First off, the reverse Depends:. This is the standard means of declaring a dependence of one package upon another.

Unsurprisingly, the MASS package from the classic Venables and Ripley book comes first, with Deepayan Sarkar‘s powerful lattice package (also covered in a book) coming second. These are both recommended packages which are commonly distributed with R itself. Next are mvtnorm and survival. Our Rcpp is up there in the top-ten, but not a frontrunner.

With the advent of namespaces a few R releases ago, it became possible to import functions from other packages. So the Imports: statement now provides an alternative to the (older) Depends:. The next chart displays the same relationship for Imports::

Now lattice still leads, but Hadleys’s plyr package grabbed the second spot just before MASS and Matrix.
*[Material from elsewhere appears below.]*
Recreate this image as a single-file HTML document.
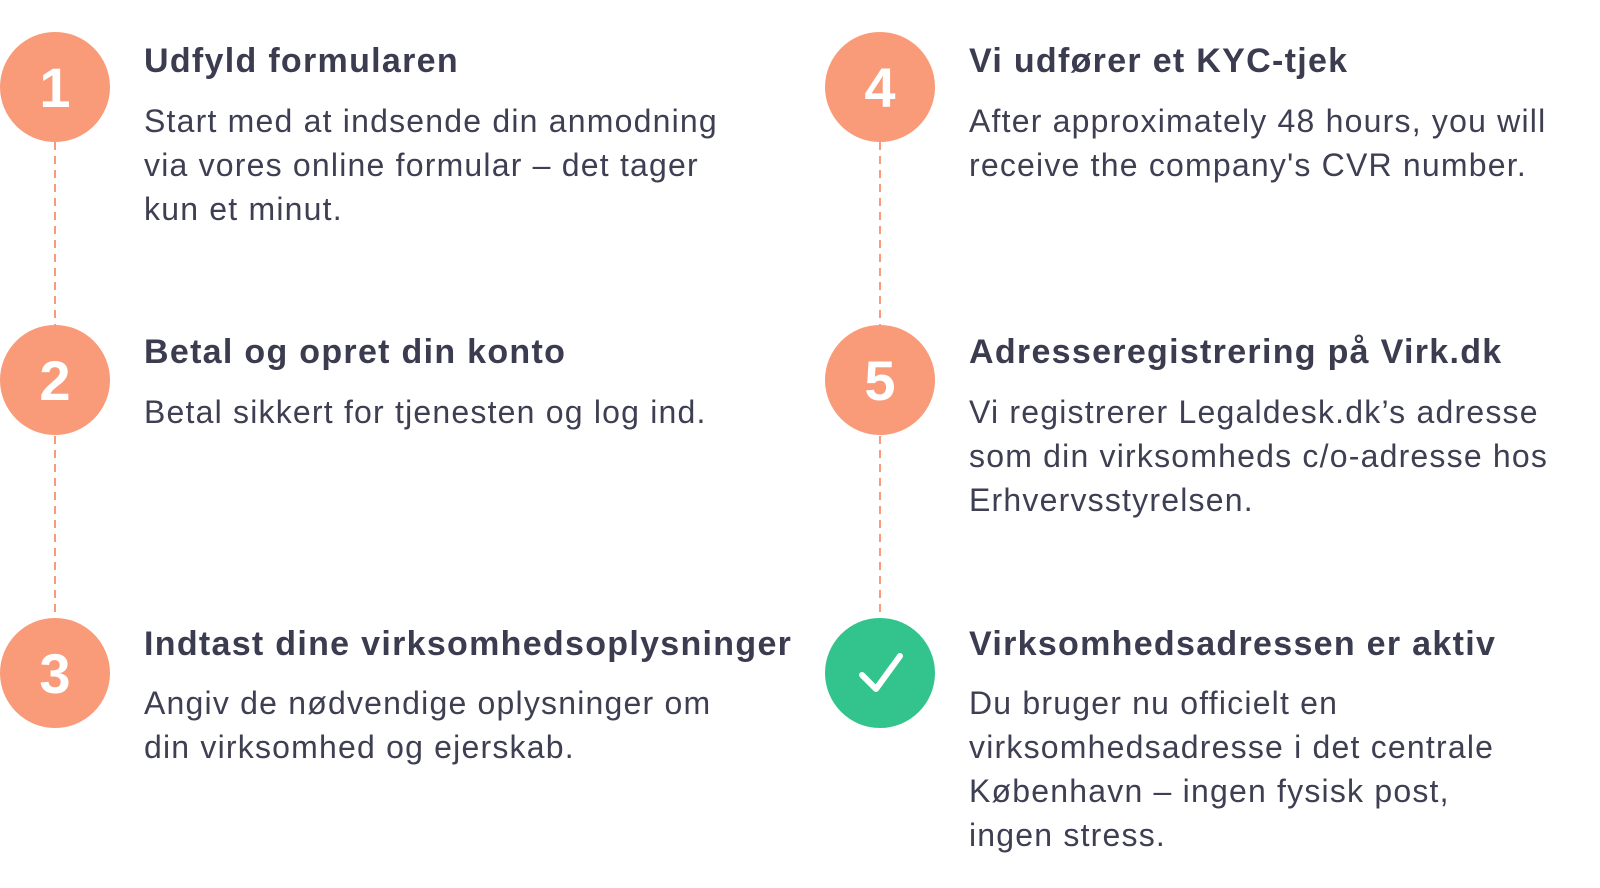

It is interesting to see that the sheer number of Imports: is still not where the Depends: are. On the other hand, we see a number of more recent packages popping up in the second chart. This may reflect more recent coding practices. It will be interesting to see how this stacks up over time when we revisit this chart.

Lastly, we can also look at LinkingTo:, a declaration used to provide a C/C++-level dependency at the source code level. We use this in the Rcpp family to provide automatic resolution of the header files needed to compile against our packages. And unsurprisingly, because packages using Rcpp actually use its API (rather than R functions), the package is a little ahead of others. In the package we find three more packages of the Rcpp family, but only a limited number of other packages as C/C++-level dependencies are still somewhat rare in the R universe. There are also fewer packages overall making use of this mechanism.

One could of course take this one level further and sum up dependencies in a recursive manner, or visualize the relationship differently. But these dotchart graphs provide a first visual description of the magnitude of Depends, Imports and LinkingTo among CRAN packages for R.